:: STATED GOAL ::
Write out word for word each line of the records, beginning at the first and stopping after the line with "plt.rcParams['font.family'] = ['Liberation". Leave the pictures out.

:: INFORMATION GIVEN ::

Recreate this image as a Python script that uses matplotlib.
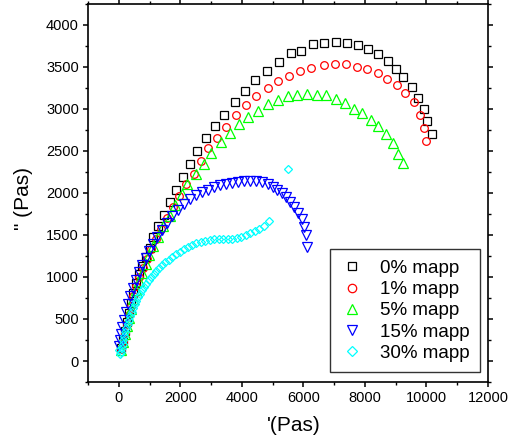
import matplotlib
matplotlib.use("Agg")
import matplotlib.pyplot as plt
from matplotlib.ticker import MultipleLocator

plt.rcParams['font.family'] = ['Liberation Sans', 'DejaVu Sans']

# 0% mapp
x0 = [65, 131, 196, 261, 326, 392, 473, 555, 653, 760, 881, 1002, 1119, 1282, 1459, 1658, 1860, 2079,
      2317, 2555, 2839, 3123, 3426, 3762, 4089, 4438, 4806, 5198, 5590, 5929, 6321, 6666, 7058, 7417,
      7766, 8102, 8428, 8745, 9006, 9244, 9518, 9714, 9920, 10008, 10190]
y0 = [151, 247, 354, 461, 568, 687, 806, 925, 1032, 1127, 1238, 1350, 1473, 1607, 1738, 1889, 2032, 2191,
      2345, 2496, 2651, 2794, 2933, 3080, 3214, 3342, 3457, 3564, 3667, 3695, 3770, 3782, 3794, 3782,
      3762, 3719, 3651, 3572, 3473, 3381, 3262, 3127, 3000, 2854, 2702]

# 1% mapp
x1 = [65, 131, 196, 261, 326, 392, 473, 555, 653, 783, 923, 1034, 1198, 1370, 1566, 1762, 1948, 2196,
      2437, 2666, 2904, 3188, 3491, 3818, 4134, 4470, 4852, 5188, 5524, 5906, 6255, 6657, 7015, 7374,
      7733, 8069, 8409, 8722, 9039, 9309, 9593, 9789, 9920, 9995]
y1 = [139, 234, 330, 437, 544, 651, 770, 889, 996, 1103, 1219, 1330, 1449, 1576, 1707, 1833, 1961, 2107,
      2231, 2378, 2541, 2655, 2791, 2925, 3048, 3155, 3255, 3330, 3393, 3457, 3488, 3529, 3536, 3541,
      3496, 3476, 3433, 3357, 3291, 3195, 3080, 2933, 2779, 2616]

# 5% mapp
x5 = [65, 131, 196, 261, 326, 392, 473, 555, 653, 760, 871, 979, 1119, 1282, 1446, 1654, 1827, 2046,
      2219, 2503, 2774, 3012, 3328, 3599, 3906, 4199, 4526, 4839, 5166, 5492, 5798, 6125, 6451, 6745,
      7048, 7342, 7636, 7906, 8190, 8428, 8670, 8898, 9071, 9234]
y5 = [127, 223, 318, 413, 508, 615, 735, 842, 949, 1050, 1151, 1258, 1366, 1476, 1604, 1723, 1854, 1993,
      2112, 2231, 2350, 2476, 2607, 2714, 2818, 2905, 2981, 3064, 3104, 3151, 3172, 3183, 3172, 3163,
      3116, 3076, 3005, 2953, 2874, 2794, 2699, 2595, 2469, 2357]

# 15% mapp
x15 = [10, 33, 65, 114, 163, 228, 294, 375, 457, 555, 653, 750, 871, 979, 1109, 1250, 1403, 1566, 1739,
       1925, 2121, 2317, 2513, 2708, 2904, 3100, 3296, 3491, 3687, 3883, 4079, 4275, 4470, 4666, 4839,
       5002, 5156, 5303, 5449, 5580, 5710, 5841, 5939, 6020, 6069, 6118]
y15 = [174, 246, 318, 401, 485, 580, 675, 770, 866, 961, 1056, 1139, 1223, 1306, 1389, 1473, 1556, 1639,
       1723, 1794, 1866, 1925, 1973, 2009, 2038, 2068, 2092, 2110, 2121, 2133, 2139, 2139, 2139, 2127,
       2104, 2074, 2038, 1996, 1949, 1895, 1833, 1764, 1687, 1598, 1497, 1360]

# 30% mapp
x30 = [16, 39, 75, 98, 124, 153, 179, 212, 245, 284, 326, 369, 414, 463, 516, 571, 630, 692, 757, 826,
       897, 972, 1051, 1135, 1224, 1316, 1413, 1517, 1625, 1739, 1860, 1984, 2111, 2242, 2375, 2512,
       2659, 2806, 2953, 3100, 3247, 3393, 3540, 3687, 3834, 3981, 4128, 4275, 4421, 4568, 4715, 4878,
       5514]
y30 = [127, 86, 104, 151, 199, 246, 294, 342, 389, 437, 484, 532, 580, 627, 675, 717, 758, 800, 842, 881,
       921, 961, 997, 1033, 1068, 1104, 1139, 1175, 1207, 1238, 1270, 1300, 1330, 1357, 1383, 1405,
       1421, 1433, 1443, 1449, 1452, 1455, 1455, 1457, 1467, 1481, 1499, 1520, 1544, 1574, 1610, 1663,
       2291]

labels = ['0% mapp', '1% mapp', '5% mapp', '15% mapp', '30% mapp']
colors = ['#000000', '#FF0000', '#00FF00', '#0000FF', '#00FFFF']
markers = ['s', 'o', '^', 'v', 'D']
msizes = [5.2, 5.5, 6.5, 6.5, 4.2]

fig = plt.figure(figsize=(5.09, 4.44), dpi=100)
ax = fig.add_axes([88 / 509, 1 - 382 / 444, 400 / 509, 378 / 444])

series = [(x0, y0), (x1, y1), (x5, y5), (x15, y15), (x30, y30)]
for (xs, ys), lab, c, m, ms in zip(series, labels, colors, markers, msizes):
    ax.plot(xs, ys, linestyle='none', marker=m, markersize=ms, markerfacecolor='none',
            markeredgecolor=c, markeredgewidth=0.9, label=lab)

ax.set_xlim(-1000, 12000)
ax.set_ylim(-250, 4250)
ax.xaxis.set_major_locator(MultipleLocator(2000))
ax.xaxis.set_minor_locator(MultipleLocator(1000))
ax.yaxis.set_major_locator(MultipleLocator(500))
ax.yaxis.set_minor_locator(MultipleLocator(250))

for s in ax.spines.values():
    s.set_linewidth(1.2)

ax.tick_params(which='major', direction='out', length=3.5, width=1.1, labelsize=10.5, pad=3)
ax.tick_params(which='minor', direction='out', length=2.2, width=1.0)
ax.tick_params(which='both', top=True, right=True, labeltop=False, labelright=False)

ax.set_xlabel("'(Pas)", fontsize=15)
ax.xaxis.set_label_coords((294 - 88) / 400, -(416 - 382) / 378)
ax.set_ylabel('" (Pas)', fontsize=15)
ax.yaxis.set_label_coords(-(88 - 33) / 400, (382 - 198) / 378)

leg = ax.legend(loc='lower right', bbox_to_anchor=(0.98, 0.026), fontsize=13.5, frameon=True,
                fancybox=False, edgecolor='black', handlelength=1.2, handletextpad=0.9,
                labelspacing=0.22, borderpad=0.55, borderaxespad=0.0, markerscale=1.1)
leg.get_frame().set_linewidth(1.0)

fig.savefig('out.png', dpi=100)
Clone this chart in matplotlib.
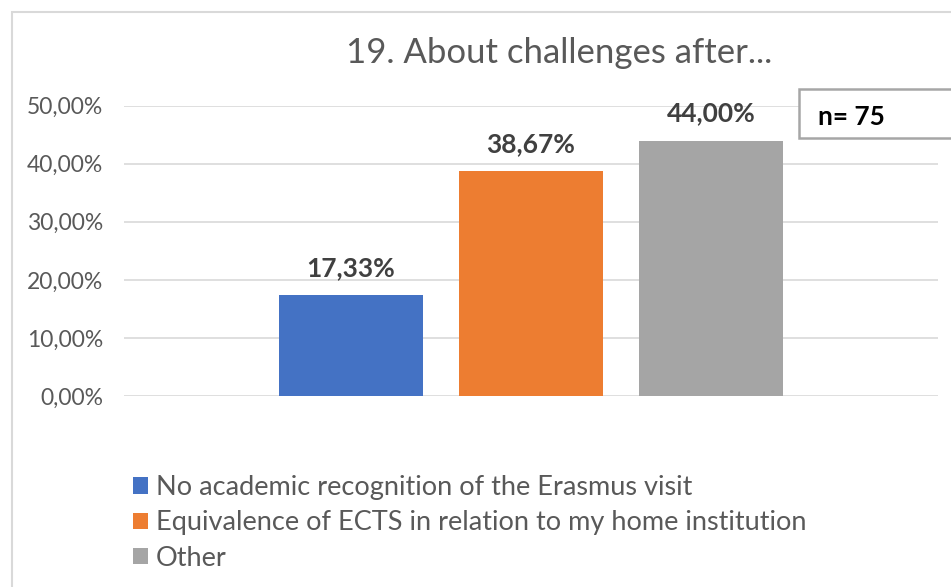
import matplotlib.pyplot as plt
from matplotlib.patches import Rectangle

plt.rcParams['font.family'] = ['Lato', 'DejaVu Sans']

title = "19. About challenges after..."
series = ["No academic recognition of the Erasmus visit",
          "Equivalence of ECTS in relation to my home institution",
          "Other"]
values = [17.33, 38.67, 44.00]
colors = ["#4472C4", "#ED7D31", "#A5A5A5"]
yticks = [0, 10, 20, 30, 40, 50]
n_text = "n= 75"

W, H = 951, 587
fig = plt.figure(figsize=(W / 100, H / 100), dpi=100)

# outer chart border (runs off the right and bottom of the picture)
fig.patches.append(Rectangle((12 / W, -0.1), 1.2, 1 - 12 / H + 0.1,
                             transform=fig.transFigure, fill=False,
                             edgecolor="#D9D9D9", linewidth=1.5))

ax = fig.add_axes([124 / W, 1 - 396 / H, (938 - 124) / W, (396 - 105.7) / H])

spacing = 0.221
width = 0.176
bars = []
for i, (name, v, c) in enumerate(zip(series, values, colors)):
    b = ax.bar((i - 1) * spacing, v, width=width, color=c, label=name, zorder=3)
    bars.append(b)
    ax.annotate(f"{v:.2f}%".replace(".", ","), ((i - 1) * spacing, v),
                xytext=(0, 11), textcoords="offset points",
                ha="center", va="bottom", fontsize=19, fontweight="bold",
                color="#404040")

ax.set_xlim(-0.5, 0.5)
ax.set_ylim(0, 50)
ax.set_yticks(yticks)
ax.set_yticklabels([f"{t:.2f}%".replace(".", ",") for t in yticks])
ax.tick_params(axis="y", length=0, pad=15, labelsize=16.5, labelcolor="#595959")
ax.set_xticks([])
ax.grid(axis="y", color="#D9D9D9", linewidth=1.2, zorder=0)
for s in ax.spines.values():
    s.set_visible(False)

fig.text(559 / W, 1 - 53 / H, title, ha="center", va="center",
         fontsize=25, color="#595959")

# n box
fig.patches.append(Rectangle((799 / W, 1 - 138 / H), 0.3, 49 / H,
                             transform=fig.transFigure, facecolor="white",
                             edgecolor="#A6A6A6", linewidth=1.8, zorder=5))
fig.text(818 / W, 1 - 117 / H, n_text, ha="left", va="center",
         fontsize=19, fontweight="bold", color="black", zorder=6)

fig.legend(handles=[b[0] for b in bars], labels=series,
           loc="upper left", bbox_to_anchor=(133 / W, 1 - 475 / H),
           frameon=False, fontsize=19.5, labelcolor="#595959",
           handlelength=0.55, handleheight=0.55, handletextpad=0.3,
           labelspacing=0.38, borderpad=0, borderaxespad=0)

fig.savefig("out.png", dpi=100)
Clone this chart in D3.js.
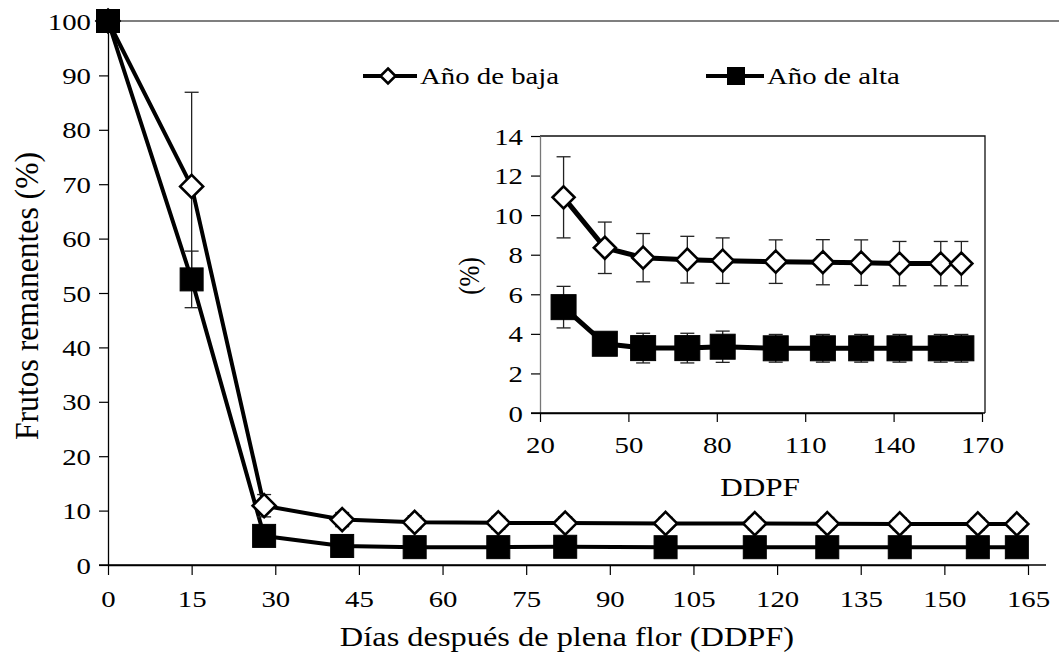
<!DOCTYPE html>
<html>
<head>
<meta charset="utf-8">
<script src="https://cdn.jsdelivr.net/npm/d3@7"></script>
<style>
  html, body { margin: 0; padding: 0; background: #fff; }
  svg { display: block; }
  text { font-family: "Liberation Serif", "Times New Roman", serif; fill: #000; }
</style>
</head>
<body>
<svg id="chart" width="1059" height="658"></svg>
<script>
// Days after full bloom at each sampling date
const days = [0, 15, 28, 42, 55, 70, 82, 100, 116, 129, 142, 156, 163];

// Remaining fruit (%) – low-crop year ("Año de baja")
const bajaValues = [100, 69.6, 10.9, 8.35, 7.85, 7.75, 7.7, 7.65, 7.62, 7.6, 7.55, 7.55, 7.55];
const bajaErrors = [0, 17.3, 2.05, 1.3, 1.22, 1.18, 1.15, 1.1, 1.14, 1.15, 1.12, 1.12, 1.12];

// Remaining fruit (%) – high-crop year ("Año de alta")
const altaValues = [100, 52.5, 5.35, 3.5, 3.28, 3.28, 3.35, 3.27, 3.27, 3.27, 3.27, 3.27, 3.27];
const altaErrors = [0, 5.2, 1.05, 0.5, 0.75, 0.75, 0.79, 0.7, 0.7, 0.7, 0.7, 0.7, 0.7];

// Axis ticks
const mainXTicks = [0, 15, 30, 45, 60, 75, 90, 105, 120, 135, 150, 165];
const mainYTicks = [0, 10, 20, 30, 40, 50, 60, 70, 80, 90, 100];
const insetXTicks = [20, 50, 80, 110, 140, 170];
const insetYTicks = [0, 2, 4, 6, 8, 10, 12, 14];

const seriesNames = ["Año de baja", "Año de alta"];

const svg = d3.select("#chart");
const STRETCH = 1.2;   // glyphs are drawn slightly wide
const FONT = 24;

const series = [
  { name: seriesNames[0], values: bajaValues, errors: bajaErrors, shape: "diamond" },
  { name: seriesNames[1], values: altaValues, errors: altaErrors, shape: "square" }
];

function label(g, x, y, txt, anchor, size) {
  return g.append("text")
    .attr("transform", `translate(${x},${y}) scale(${STRETCH},1)`)
    .attr("text-anchor", anchor || "middle")
    .attr("font-size", size || FONT)
    .text(txt);
}

function marker(g, shape, x, y, s) {
  if (shape === "square") {
    g.append("rect")
      .attr("x", x - s / 2).attr("y", y - s / 2)
      .attr("width", s).attr("height", s)
      .attr("fill", "#000").attr("stroke", "#000").attr("stroke-width", 1);
  } else {
    const h = s / 2;
    g.append("path")
      .attr("d", `M${x},${y - h}L${x + h},${y}L${x},${y + h}L${x - h},${y}Z`)
      .attr("fill", "#fff").attr("stroke", "#000").attr("stroke-width", 2.6)
      .attr("stroke-linejoin", "miter");
  }
}

function drawSeries(g, xs, ys, xData, sel, opt) {
  series.forEach(s => {
    const pts = xData.map((d, i) => ({ x: d, y: s.values[i], e: s.errors[i] }))
      .filter((d, i) => sel(i));
    g.append("path")
      .datum(pts)
      .attr("fill", "none")
      .attr("stroke", "#000")
      .attr("stroke-width", opt.lineWidth)
      .attr("stroke-linejoin", "round")
      .attr("d", d3.line().x(d => xs(d.x)).y(d => ys(d.y)));
    s.pts = pts;
  });
  // error bars sit under the markers
  series.forEach(s => {
    s.pts.forEach(d => {
      if (!d.e) return;
      const x = xs(d.x);
      const y1 = ys(d.y + d.e), y0 = ys(d.y - d.e);
      const eb = g.append("g").attr("stroke", "#222").attr("stroke-width", 1.3);
      eb.append("line").attr("x1", x).attr("x2", x).attr("y1", y1).attr("y2", y0);
      eb.append("line").attr("x1", x - opt.cap).attr("x2", x + opt.cap).attr("y1", y1).attr("y2", y1);
      eb.append("line").attr("x1", x - opt.cap).attr("x2", x + opt.cap).attr("y1", y0).attr("y2", y0);
    });
  });
  series.forEach(s => {
    s.pts.forEach(d => marker(g, s.shape, xs(d.x), ys(d.y), s.shape === "square" ? opt.sq : opt.dm));
  });
}

// ---------- main chart ----------
const x = d3.scaleLinear().domain([0, 165]).range([108, 1028]);
const y = d3.scaleLinear().domain([0, 100]).range([565, 21]);

const main = svg.append("g");

// top border
main.append("line").attr("x1", 108).attr("x2", 1059).attr("y1", y(100)).attr("y2", y(100))
  .attr("stroke", "#000").attr("stroke-width", 1.2);

const yAxis = main.append("g").attr("transform", `translate(${x(0)},0)`)
  .call(d3.axisLeft(y).tickValues(mainYTicks).tickSize(9).tickSizeOuter(0).tickFormat(d3.format("d")));
const xAxis = main.append("g").attr("transform", `translate(0,${y(0)})`)
  .call(d3.axisBottom(x).tickValues(mainXTicks).tickSize(10).tickSizeOuter(0).tickFormat(d3.format("d")));

[yAxis, xAxis].forEach(a => {
  a.select(".domain").attr("stroke", "#000").attr("stroke-width", 1.3);
  a.selectAll(".tick line").attr("stroke", "#000").attr("stroke-width", 1.2);
  a.selectAll("text").attr("font-size", FONT).attr("font-family", null);
});
// x axis line runs past both ends of the scale
xAxis.append("line").attr("x1", 99).attr("x2", 1046).attr("y1", 0).attr("y2", 0)
  .attr("stroke", "#000").attr("stroke-width", 1.3);
yAxis.selectAll(".tick text")
  .attr("x", null).attr("dy", null)
  .attr("transform", `translate(-17,8) scale(${STRETCH},1)`);
xAxis.selectAll(".tick text")
  .attr("y", null).attr("dy", null)
  .attr("transform", `translate(0,42) scale(${STRETCH},1)`);

// axis titles
label(main, 567, 646, "Días después de plena flor (DDPF)", "middle", 27);
main.append("text")
  .attr("transform", `translate(38,296) rotate(-90) scale(1,1.15)`)
  .attr("text-anchor", "middle")
  .attr("font-size", 29)
  .attr("textLength", 288).attr("lengthAdjust", "spacingAndGlyphs")
  .text("Frutos remanentes (%)");

drawSeries(main, x, y, days, () => true, { lineWidth: 4, cap: 7, sq: 23, dm: 23 });

// ---------- legend ----------
const legend = svg.append("g");
const legendItems = [
  { s: series[0], x0: 363, x1: 417, mx: 388, tx: 420 },
  { s: series[1], x0: 706, x1: 764, mx: 736, tx: 767 }
];
const ly = 76;
legendItems.forEach(it => {
  legend.append("line").attr("x1", it.x0).attr("x2", it.x1).attr("y1", ly).attr("y2", ly)
    .attr("stroke", "#000").attr("stroke-width", 4);
  marker(legend, it.s.shape, it.mx, ly, it.s.shape === "square" ? 17 : 15);
  label(legend, it.tx, ly + 8, it.s.name, "start");
});

// ---------- inset ----------
const ix = d3.scaleLinear().domain([20, 170]).range([540, 982]);
const iy = d3.scaleLinear().domain([0, 14]).range([413, 136]);
const inset = svg.append("g");

inset.append("rect").attr("x", 540).attr("y", iy(14)).attr("width", 985 - 540).attr("height", iy(0) - iy(14))
  .attr("fill", "#fff").attr("stroke", "none");
inset.append("path")
  .attr("d", `M540,${iy(14)}H985V${iy(0)}`)
  .attr("fill", "none").attr("stroke", "#111").attr("stroke-width", 1.3);

const iyAxis = inset.append("g").attr("transform", "translate(540,0)")
  .call(d3.axisLeft(iy).tickValues(insetYTicks).tickSize(9).tickSizeOuter(0).tickFormat(d3.format("d")));
const ixAxis = inset.append("g").attr("transform", `translate(0,${iy(0)})`)
  .call(d3.axisBottom(ix).tickValues(insetXTicks).tickSize(9).tickSizeOuter(0).tickFormat(d3.format("d")));
[iyAxis, ixAxis].forEach(a => {
  a.select(".domain").attr("stroke", "#777").attr("stroke-width", 1.3);
  a.selectAll(".tick line").attr("stroke", "#000").attr("stroke-width", 1.2);
  a.selectAll("text").attr("font-size", FONT).attr("font-family", null);
});
ixAxis.select(".domain").attr("stroke", "#000");
ixAxis.append("line").attr("x1", 531).attr("x2", 985).attr("y1", 0).attr("y2", 0)
  .attr("stroke", "#000").attr("stroke-width", 1.3);
iyAxis.selectAll(".tick text")
  .attr("x", null).attr("dy", null)
  .attr("transform", `translate(-17,8) scale(${STRETCH},1)`);
ixAxis.selectAll(".tick text")
  .attr("y", null).attr("dy", null)
  .attr("transform", `translate(0,40) scale(${STRETCH},1)`);

label(inset, 760, 496, "DDPF", "middle", 26);
inset.append("text")
  .attr("transform", `translate(479,276) rotate(-90) scale(1,1.15)`)
  .attr("text-anchor", "middle")
  .attr("font-size", 25)
  .text("(%)");

drawSeries(inset, ix, iy, days, i => i >= 2, { lineWidth: 5, cap: 7, sq: 25, dm: 22 });
</script>
</body>
</html>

:: SOLUTION FOR THIS PROBLEM ::
Recreate this image as a Python script that uses matplotlib.
import matplotlib
matplotlib.use("Agg")
import matplotlib.pyplot as plt
from matplotlib.ticker import MultipleLocator

plt.rcParams['font.family'] = ['Liberation Sans', 'DejaVu Sans']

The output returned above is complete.